It was all kinds of stuff: Metallica, Anthrax, Ozzy-era Black Sabbath, Megadeth, Grim Reaper, etc. No Slayer – I specifically recall that group was too much for me so I told Billy I didn’t want any of their albums. No doubt the tapes and vinyl Billy loaned me would be valuable today; I recall he even loaned me a Metallica 12” single that had “Creeping Death” on it, which is probably a hot collector item today. Anyway, I played all this shit…and when I reported back to Billy I told him my favorite material on all of it was “Last Caress” and “Green Hell,” a medley of songs on Metallica’s 1987 cover version EP Garage Days Re-Revisted

Billy nodded knowingly and was like, “Oh yeah, those two songs were originally done by The Misfits.” To which I said, “Who?” Then he was like, “Yeah, that’s Glenn Danzig’s old band.” Again: “Who?” Billy didn’t have any Misfits tapes, but he said it was an old punk band that a guy named Glenn Danzig had been in, and those two songs were originally Misfits songs.
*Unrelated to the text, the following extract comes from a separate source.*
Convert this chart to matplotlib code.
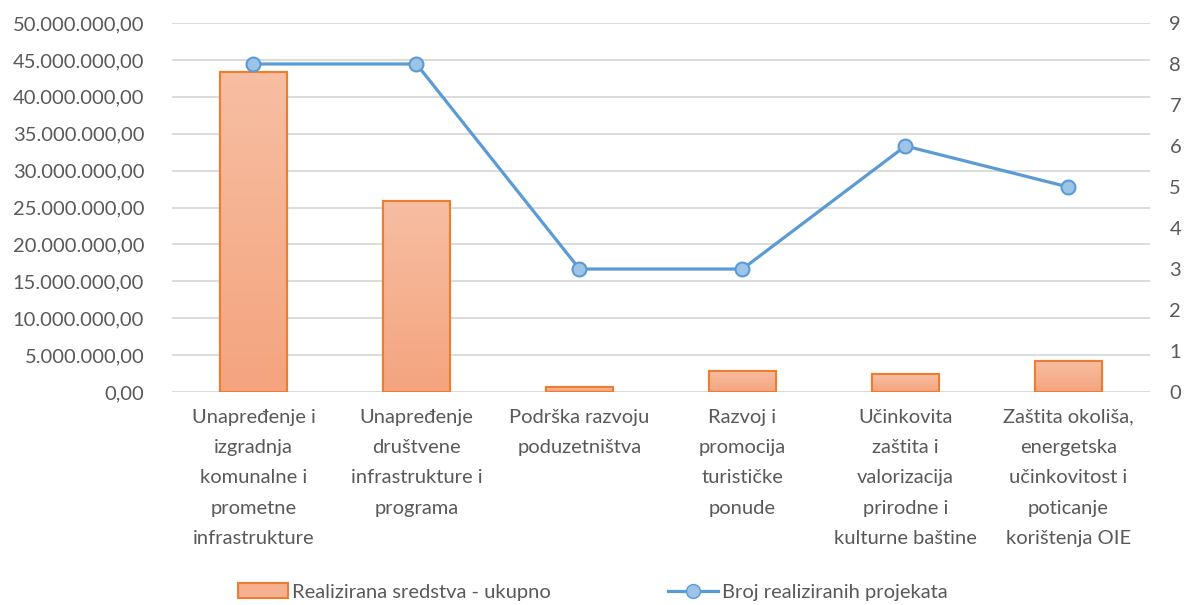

Little did I know that I was about to embark on a lifetime of Danzig fandom. I went to the local music store, Camelot Music in the Valley View Mall in nearby LaVale, Maryland, and scanned the “M” tape racks. The only Misfits tape they had was Earth AD. I bought it, excited to see “Green Hell” was on the tracklist. I could hear the original version now! 

One thing I couldn’t see was how long the tape was. When I got home and opened it up, I was shocked to see that there was hardly any tape at all in the plastic cassette window. Had I paid full album price for an EP?? Then I put the tape in. What the fuck was this? The goddamn thing sounded like it had been recorded at the bottom of a well in a single take. Songs blurred into each other, you could barely hear the instruments let alone Glenn Danzig’s voice, and the tape was over before I knew it. And I wasn’t even aware at the time that the tape I’d bought, despite how short it was, was actually longer than the original 1983 vinyl release; the cassette release contained three additional songs not on the vinyl: “Mommy, Can I Go Out and Kill Tonight?,” “Die, Die My Darling,” and “We Bite.” But this was pre-internet Fort Ashby, West Virginia, friends – we didn’t know anything about anything back then, especially out there in the sticks. 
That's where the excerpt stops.